-- Source excerpt --
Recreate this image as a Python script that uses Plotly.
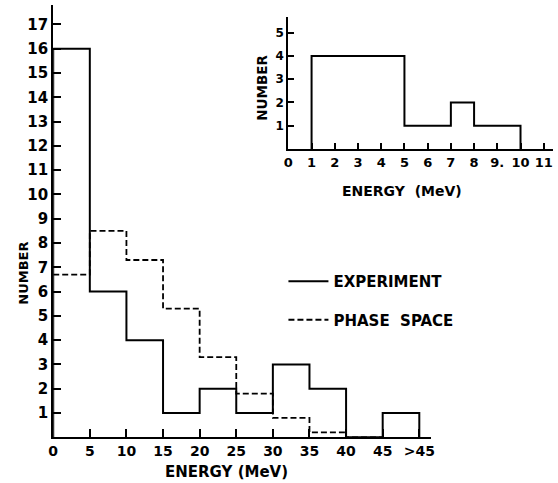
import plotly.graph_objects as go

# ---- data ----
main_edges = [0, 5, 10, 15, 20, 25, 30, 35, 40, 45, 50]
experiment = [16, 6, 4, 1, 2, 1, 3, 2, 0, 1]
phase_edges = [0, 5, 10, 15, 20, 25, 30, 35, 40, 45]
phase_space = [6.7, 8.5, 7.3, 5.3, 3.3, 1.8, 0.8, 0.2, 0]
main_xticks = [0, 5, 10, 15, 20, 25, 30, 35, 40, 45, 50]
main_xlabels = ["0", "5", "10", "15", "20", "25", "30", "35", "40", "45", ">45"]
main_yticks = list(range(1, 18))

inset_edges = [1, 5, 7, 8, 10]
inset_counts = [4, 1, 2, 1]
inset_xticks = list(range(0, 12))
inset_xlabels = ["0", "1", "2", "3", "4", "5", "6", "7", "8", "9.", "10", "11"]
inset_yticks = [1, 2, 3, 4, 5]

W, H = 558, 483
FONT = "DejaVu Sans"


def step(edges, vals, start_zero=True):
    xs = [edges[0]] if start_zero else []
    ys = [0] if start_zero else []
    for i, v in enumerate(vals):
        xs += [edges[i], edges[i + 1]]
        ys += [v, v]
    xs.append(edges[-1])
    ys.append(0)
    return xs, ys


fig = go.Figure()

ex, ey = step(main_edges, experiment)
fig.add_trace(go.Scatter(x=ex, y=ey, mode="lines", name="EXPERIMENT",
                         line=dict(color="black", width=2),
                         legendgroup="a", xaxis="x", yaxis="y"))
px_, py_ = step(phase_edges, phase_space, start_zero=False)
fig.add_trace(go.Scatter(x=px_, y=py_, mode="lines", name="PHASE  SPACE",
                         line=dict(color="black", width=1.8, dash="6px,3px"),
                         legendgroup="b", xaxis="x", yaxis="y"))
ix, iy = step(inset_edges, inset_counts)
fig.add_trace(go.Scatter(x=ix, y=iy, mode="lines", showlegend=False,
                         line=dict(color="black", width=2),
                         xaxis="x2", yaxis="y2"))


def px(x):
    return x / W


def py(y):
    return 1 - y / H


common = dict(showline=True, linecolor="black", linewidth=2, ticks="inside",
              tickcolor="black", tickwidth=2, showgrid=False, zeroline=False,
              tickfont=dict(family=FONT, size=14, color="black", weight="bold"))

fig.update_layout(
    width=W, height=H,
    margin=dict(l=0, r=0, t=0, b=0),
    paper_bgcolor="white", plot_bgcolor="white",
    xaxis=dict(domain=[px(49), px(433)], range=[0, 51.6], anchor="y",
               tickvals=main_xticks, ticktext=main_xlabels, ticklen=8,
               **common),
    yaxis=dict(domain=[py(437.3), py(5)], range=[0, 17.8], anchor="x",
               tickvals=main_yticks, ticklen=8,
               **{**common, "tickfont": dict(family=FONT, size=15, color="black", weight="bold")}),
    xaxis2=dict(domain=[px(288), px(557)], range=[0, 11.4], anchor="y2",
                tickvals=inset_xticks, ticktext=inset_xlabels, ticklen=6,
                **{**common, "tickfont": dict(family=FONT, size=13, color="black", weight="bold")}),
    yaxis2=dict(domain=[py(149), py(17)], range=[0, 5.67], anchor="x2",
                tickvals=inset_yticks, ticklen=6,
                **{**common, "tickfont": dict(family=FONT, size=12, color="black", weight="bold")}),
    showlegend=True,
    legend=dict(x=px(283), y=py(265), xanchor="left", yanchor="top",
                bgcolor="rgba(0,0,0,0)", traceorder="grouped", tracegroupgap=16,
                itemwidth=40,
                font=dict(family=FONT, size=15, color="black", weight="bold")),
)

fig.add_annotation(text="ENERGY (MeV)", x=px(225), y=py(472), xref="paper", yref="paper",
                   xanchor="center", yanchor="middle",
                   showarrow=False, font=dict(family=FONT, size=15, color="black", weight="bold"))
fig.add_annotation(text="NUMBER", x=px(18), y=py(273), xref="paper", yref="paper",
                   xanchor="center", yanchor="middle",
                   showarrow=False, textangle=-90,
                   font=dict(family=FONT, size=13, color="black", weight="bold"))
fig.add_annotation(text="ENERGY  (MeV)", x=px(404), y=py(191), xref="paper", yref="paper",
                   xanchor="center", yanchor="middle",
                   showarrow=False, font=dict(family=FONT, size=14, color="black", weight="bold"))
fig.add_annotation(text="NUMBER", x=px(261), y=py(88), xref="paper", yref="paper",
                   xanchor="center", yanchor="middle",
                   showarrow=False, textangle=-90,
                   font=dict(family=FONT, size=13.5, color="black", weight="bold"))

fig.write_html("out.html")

-- What you need to do --
Write the listing out a second time exactly, dropping all images.

-- Finished exercise --
Recreate this image as a Python script that uses Plotly.
import plotly.graph_objects as go

# ---- data ----
main_edges = [0, 5, 10, 15, 20, 25, 30, 35, 40, 45, 50]
experiment = [16, 6, 4, 1, 2, 1, 3, 2, 0, 1]
phase_edges = [0, 5, 10, 15, 20, 25, 30, 35, 40, 45]
phase_space = [6.7, 8.5, 7.3, 5.3, 3.3, 1.8, 0.8, 0.2, 0]
main_xticks = [0, 5, 10, 15, 20, 25, 30, 35, 40, 45, 50]
main_xlabels = ["0", "5", "10", "15", "20", "25", "30", "35", "40", "45", ">45"]
main_yticks = list(range(1, 18))

inset_edges = [1, 5, 7, 8, 10]
inset_counts = [4, 1, 2, 1]
inset_xticks = list(range(0, 12))
inset_xlabels = ["0", "1", "2", "3", "4", "5", "6", "7", "8", "9.", "10", "11"]
inset_yticks = [1, 2, 3, 4, 5]

W, H = 558, 483
FONT = "DejaVu Sans"


def step(edges, vals, start_zero=True):
    xs = [edges[0]] if start_zero else []
    ys = [0] if start_zero else []
    for i, v in enumerate(vals):
        xs += [edges[i], edges[i + 1]]
        ys += [v, v]
    xs.append(edges[-1])
    ys.append(0)
    return xs, ys


fig = go.Figure()

ex, ey = step(main_edges, experiment)
fig.add_trace(go.Scatter(x=ex, y=ey, mode="lines", name="EXPERIMENT",
                         line=dict(color="black", width=2),
                         legendgroup="a", xaxis="x", yaxis="y"))
px_, py_ = step(phase_edges, phase_space, start_zero=False)
fig.add_trace(go.Scatter(x=px_, y=py_, mode="lines", name="PHASE  SPACE",
                         line=dict(color="black", width=1.8, dash="6px,3px"),
                         legendgroup="b", xaxis="x", yaxis="y"))
ix, iy = step(inset_edges, inset_counts)
fig.add_trace(go.Scatter(x=ix, y=iy, mode="lines", showlegend=False,
                         line=dict(color="black", width=2),
                         xaxis="x2", yaxis="y2"))


def px(x):
    return x / W


def py(y):
    return 1 - y / H


common = dict(showline=True, linecolor="black", linewidth=2, ticks="inside",
              tickcolor="black", tickwidth=2, showgrid=False, zeroline=False,
              tickfont=dict(family=FONT, size=14, color="black", weight="bold"))

fig.update_layout(
    width=W, height=H,
    margin=dict(l=0, r=0, t=0, b=0),
    paper_bgcolor="white", plot_bgcolor="white",
    xaxis=dict(domain=[px(49), px(433)], range=[0, 51.6], anchor="y",
               tickvals=main_xticks, ticktext=main_xlabels, ticklen=8,
               **common),
    yaxis=dict(domain=[py(437.3), py(5)], range=[0, 17.8], anchor="x",
               tickvals=main_yticks, ticklen=8,
               **{**common, "tickfont": dict(family=FONT, size=15, color="black", weight="bold")}),
    xaxis2=dict(domain=[px(288), px(557)], range=[0, 11.4], anchor="y2",
                tickvals=inset_xticks, ticktext=inset_xlabels, ticklen=6,
                **{**common, "tickfont": dict(family=FONT, size=13, color="black", weight="bold")}),
    yaxis2=dict(domain=[py(149), py(17)], range=[0, 5.67], anchor="x2",
                tickvals=inset_yticks, ticklen=6,
                **{**common, "tickfont": dict(family=FONT, size=12, color="black", weight="bold")}),
    showlegend=True,
    legend=dict(x=px(283), y=py(265), xanchor="left", yanchor="top",
                bgcolor="rgba(0,0,0,0)", traceorder="grouped", tracegroupgap=16,
                itemwidth=40,
                font=dict(family=FONT, size=15, color="black", weight="bold")),
)

fig.add_annotation(text="ENERGY (MeV)", x=px(225), y=py(472), xref="paper", yref="paper",
                   xanchor="center", yanchor="middle",
                   showarrow=False, font=dict(family=FONT, size=15, color="black", weight="bold"))
fig.add_annotation(text="NUMBER", x=px(18), y=py(273), xref="paper", yref="paper",
                   xanchor="center", yanchor="middle",
                   showarrow=False, textangle=-90,
                   font=dict(family=FONT, size=13, color="black", weight="bold"))
fig.add_annotation(text="ENERGY  (MeV)", x=px(404), y=py(191), xref="paper", yref="paper",
                   xanchor="center", yanchor="middle",
                   showarrow=False, font=dict(family=FONT, size=14, color="black", weight="bold"))
fig.add_annotation(text="NUMBER", x=px(261), y=py(88), xref="paper", yref="paper",
                   xanchor="center", yanchor="middle",
                   showarrow=False, textangle=-90,
                   font=dict(family=FONT, size=13.5, color="black", weight="bold"))

fig.write_html("out.html")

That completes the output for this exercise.